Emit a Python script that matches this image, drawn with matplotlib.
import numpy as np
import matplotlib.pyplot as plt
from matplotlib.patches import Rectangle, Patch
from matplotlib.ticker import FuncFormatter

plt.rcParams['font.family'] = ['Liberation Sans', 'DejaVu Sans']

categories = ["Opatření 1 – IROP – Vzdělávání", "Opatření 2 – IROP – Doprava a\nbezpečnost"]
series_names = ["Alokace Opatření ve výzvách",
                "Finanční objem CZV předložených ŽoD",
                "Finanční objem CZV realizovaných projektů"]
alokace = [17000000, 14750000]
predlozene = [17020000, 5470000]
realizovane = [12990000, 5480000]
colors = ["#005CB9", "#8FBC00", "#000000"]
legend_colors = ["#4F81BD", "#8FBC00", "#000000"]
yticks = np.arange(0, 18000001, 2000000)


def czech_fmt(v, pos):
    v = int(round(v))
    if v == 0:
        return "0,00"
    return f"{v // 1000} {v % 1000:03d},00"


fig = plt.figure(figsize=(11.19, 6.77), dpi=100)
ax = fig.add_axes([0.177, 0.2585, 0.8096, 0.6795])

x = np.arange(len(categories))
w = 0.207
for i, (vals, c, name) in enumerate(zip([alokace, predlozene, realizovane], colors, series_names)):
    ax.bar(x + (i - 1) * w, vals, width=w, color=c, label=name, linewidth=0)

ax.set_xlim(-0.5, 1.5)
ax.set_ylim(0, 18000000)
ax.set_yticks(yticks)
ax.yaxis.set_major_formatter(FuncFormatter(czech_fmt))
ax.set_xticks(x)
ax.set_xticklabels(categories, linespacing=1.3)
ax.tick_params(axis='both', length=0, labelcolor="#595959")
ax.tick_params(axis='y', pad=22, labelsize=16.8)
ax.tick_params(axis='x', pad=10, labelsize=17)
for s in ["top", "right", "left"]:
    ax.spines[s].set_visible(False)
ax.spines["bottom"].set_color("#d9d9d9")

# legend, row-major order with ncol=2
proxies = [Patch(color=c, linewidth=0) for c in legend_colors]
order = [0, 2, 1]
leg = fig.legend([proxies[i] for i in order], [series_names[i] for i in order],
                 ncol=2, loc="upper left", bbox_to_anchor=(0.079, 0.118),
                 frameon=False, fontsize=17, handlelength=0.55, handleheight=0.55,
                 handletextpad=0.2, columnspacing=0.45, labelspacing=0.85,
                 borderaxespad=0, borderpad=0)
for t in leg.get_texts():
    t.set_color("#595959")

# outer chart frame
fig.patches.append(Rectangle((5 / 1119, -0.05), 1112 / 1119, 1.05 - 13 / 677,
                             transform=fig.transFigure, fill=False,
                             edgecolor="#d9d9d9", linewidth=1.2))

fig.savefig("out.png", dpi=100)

════════════════════

### DIRECTIONS FOR THIS TASK
Quote the listing above from its first line to the line with "plt.rcParams['font.family'] = ['Liberation", inclusive, and add nothing.

### EXERCISE SOLUTION
Emit a Python script that matches this image, drawn with matplotlib.
import numpy as np
import matplotlib.pyplot as plt
from matplotlib.patches import Rectangle, Patch
from matplotlib.ticker import FuncFormatter

plt.rcParams['font.family'] = ['Liberation Sans', 'DejaVu Sans']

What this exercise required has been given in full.